Lay me a-hold on the greatness of God

A week or so ago, I again visited and photographed the marshes made famous by Sidney Lanier’s poem, “The Marshes of Glynn.”  They are the setting of my book, Give My Love to the Chestnut Trees, which draws in part from this wonderful Lanier quote:

By so many roots as the marsh-grass sends in the sod
 I will heartily lay me a-hold on the greatness of God:
Oh, like to the greatness of God is the greatness within 
The range of the marshes, the liberal marshes of Glynn.

 
 


 

I think of Lanier when I come here―sitting under a tree in Brunswick, Georgia looking across the marshes toward Saint Simons Island, struggling to regain his health while fighting tuberculosis, hoping for the future, all the time writing.

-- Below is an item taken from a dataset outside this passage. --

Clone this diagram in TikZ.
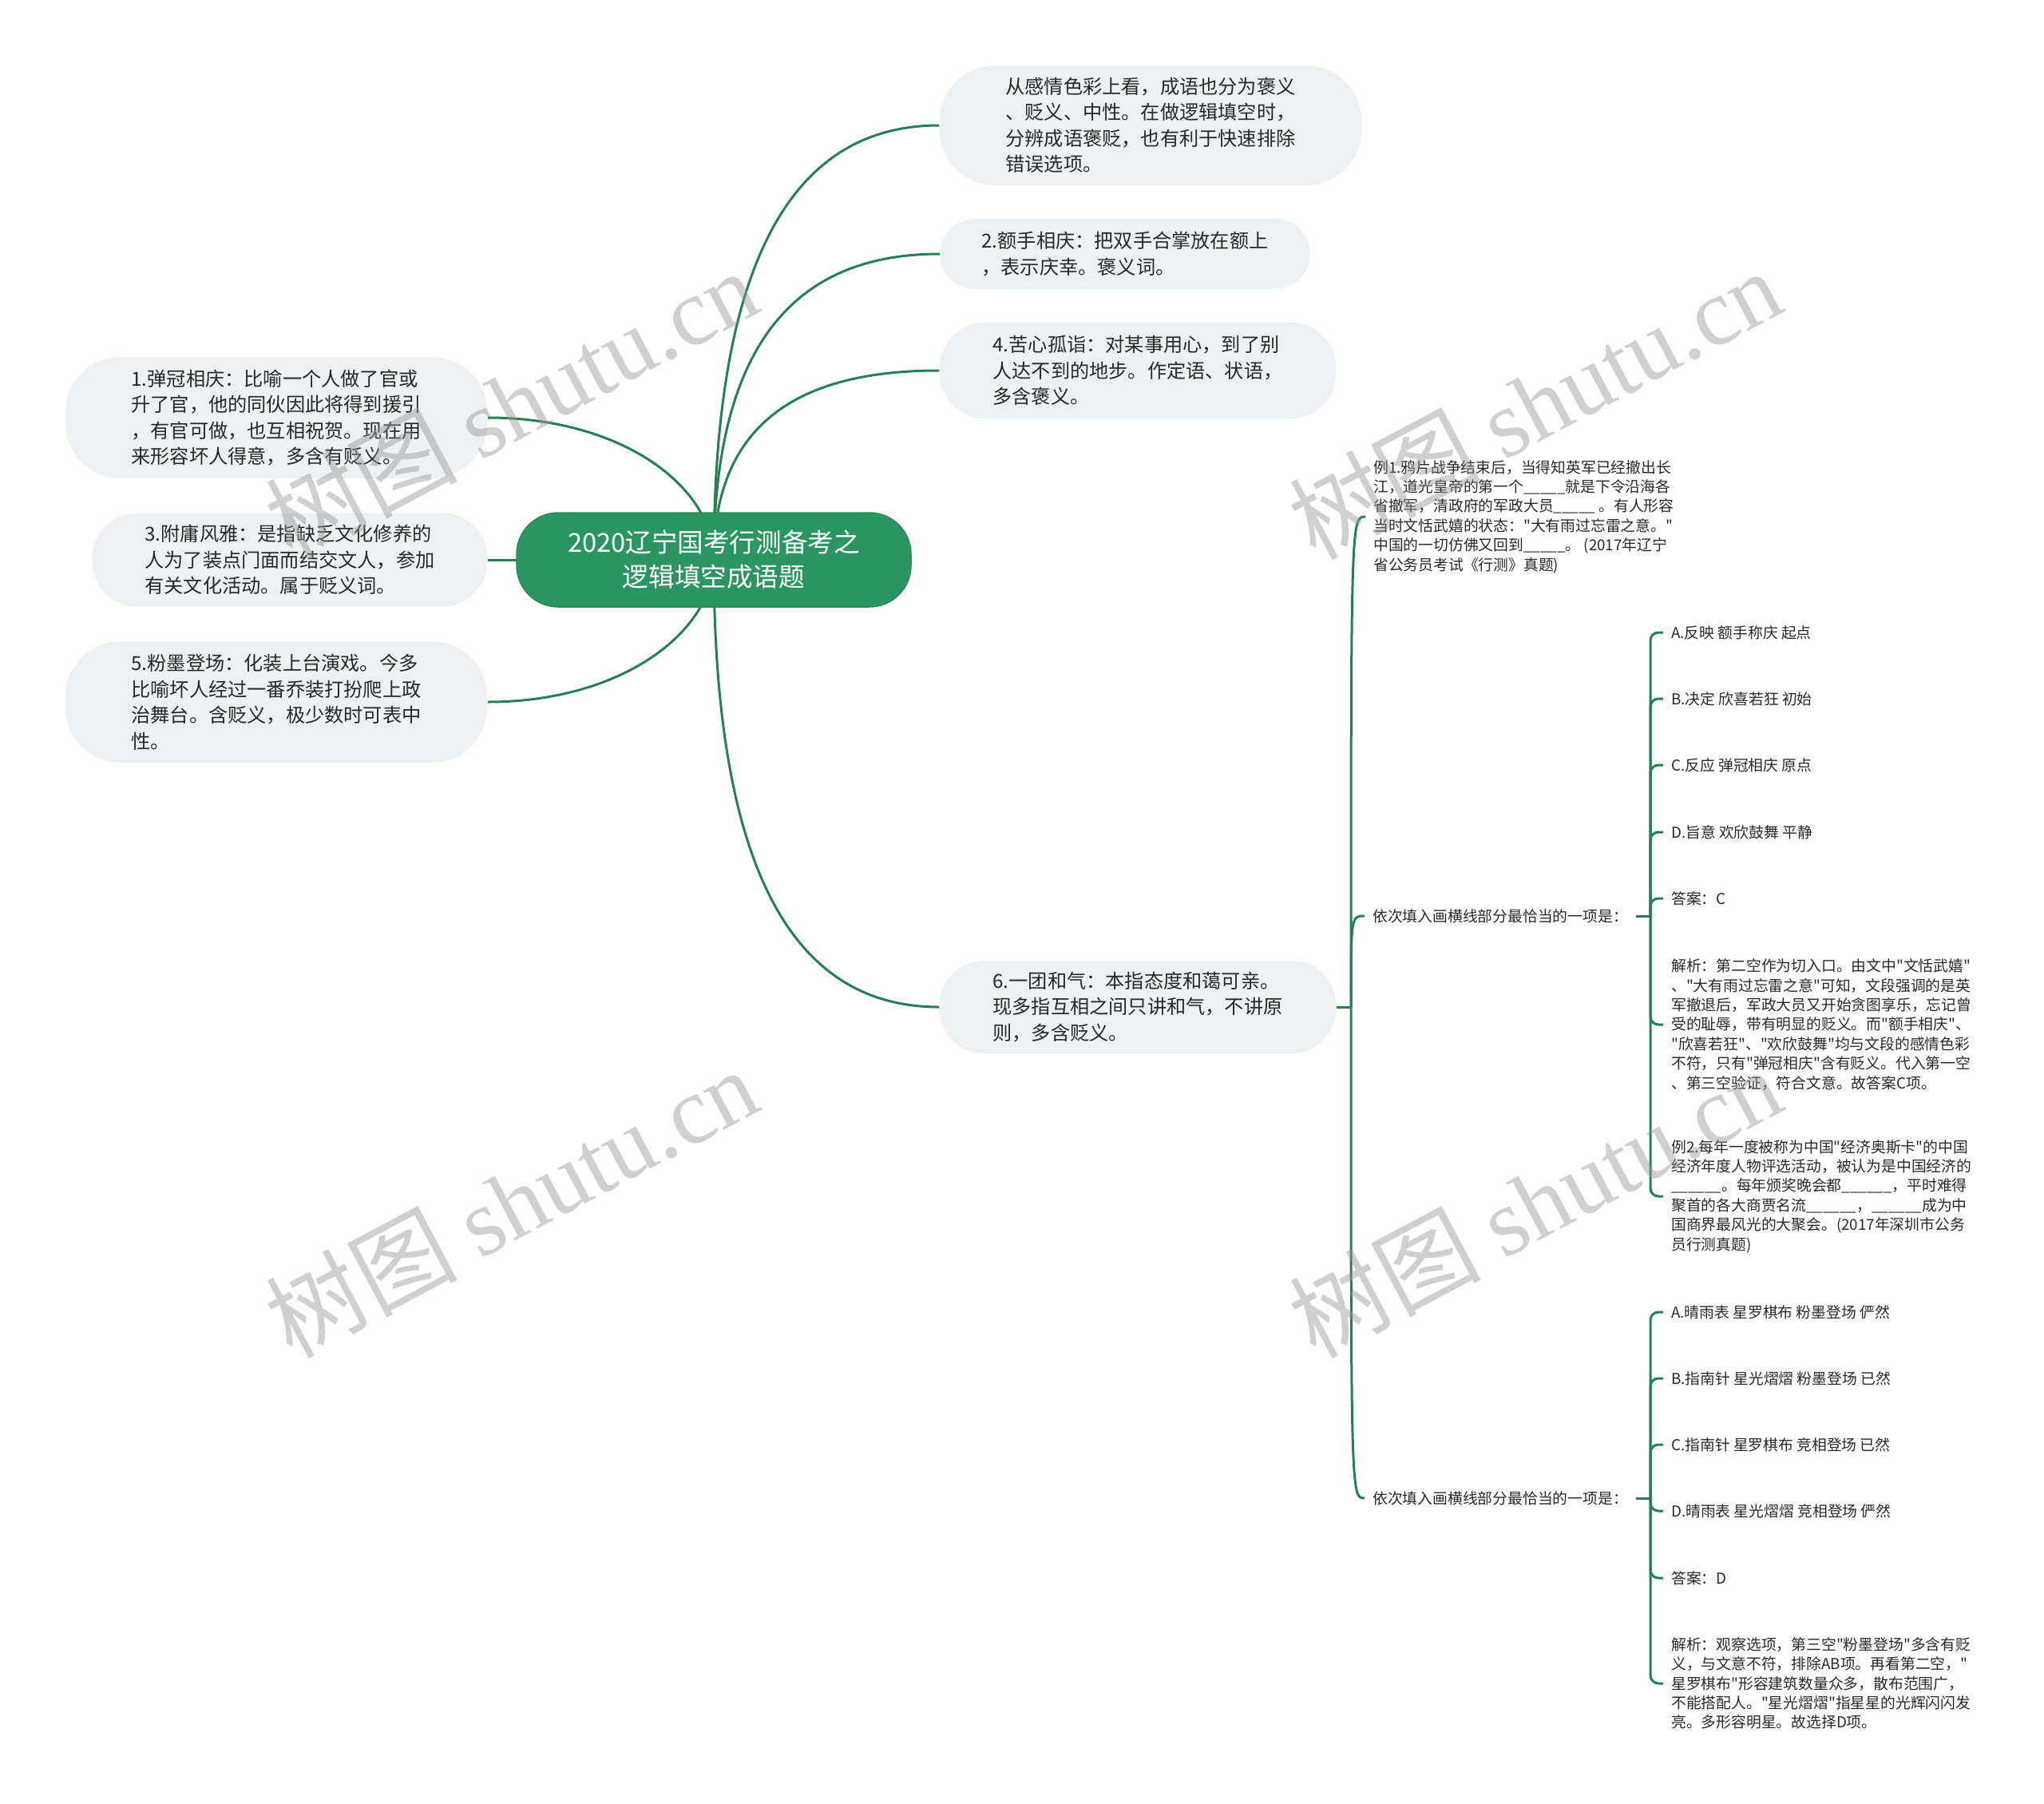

Little did he know schoolchildren would still be memorizing his poems more than a hundred years after his death.

Many don’t know he was also considered one of the finest flute players in the world.

Until, just the last few years of his short life, he struggled to achieve his dream of making a living through his writing and music, doing what work he could to make ends meet. According to biographer, Edward Mims, his discouragement at times was almost overwhelming.

He eventually obtained a position with the Peabody orchestra and then a faculty position in the English department with Johns Hopkins University. But he died from tuberculosis at thirty-nine.

I think of him going on and on through health struggles, financial difficulty, and creative discouragement, but still never giving up.

And because he didn’t, he left us a lasting legacy. He is today considered one of the few great American poets.

It’s important to remember stories like Lanier’s when discouragement tries to bring us down, too. Because we don’t know what God might be building through us.

I stood recently for the first time on the steps of the Sidney Lanier Cottage in Macon, Georgia, Lanier’s birthplace. Friends and I had opportunity to tour the cottage. I saw his flute. I read his letters. I remembered again his struggles.


 

I again drew encouragement. Though he might not have realized it fully in his lifetime, he for all time took hold of the greatness of God.

In our own way, we can, too.

I am in no way a Sidney Lanier, for sure. But, I’m me. And you’re you. And God has a plan for us. If we persevere, don't give up, setting our minds to follow Him, to “lay me a-hold on the greatness of God,” who knows what could happen? Who knows the legacy we might leave behind for His glory?

Only God.

“God can do anything, you know—far more than you could ever imagine or guess or request in your wildest dreams! He does it not by pushing us around but by working within us, his Spirit deeply and gently within us” (Ephesians 3:20-21 The Message).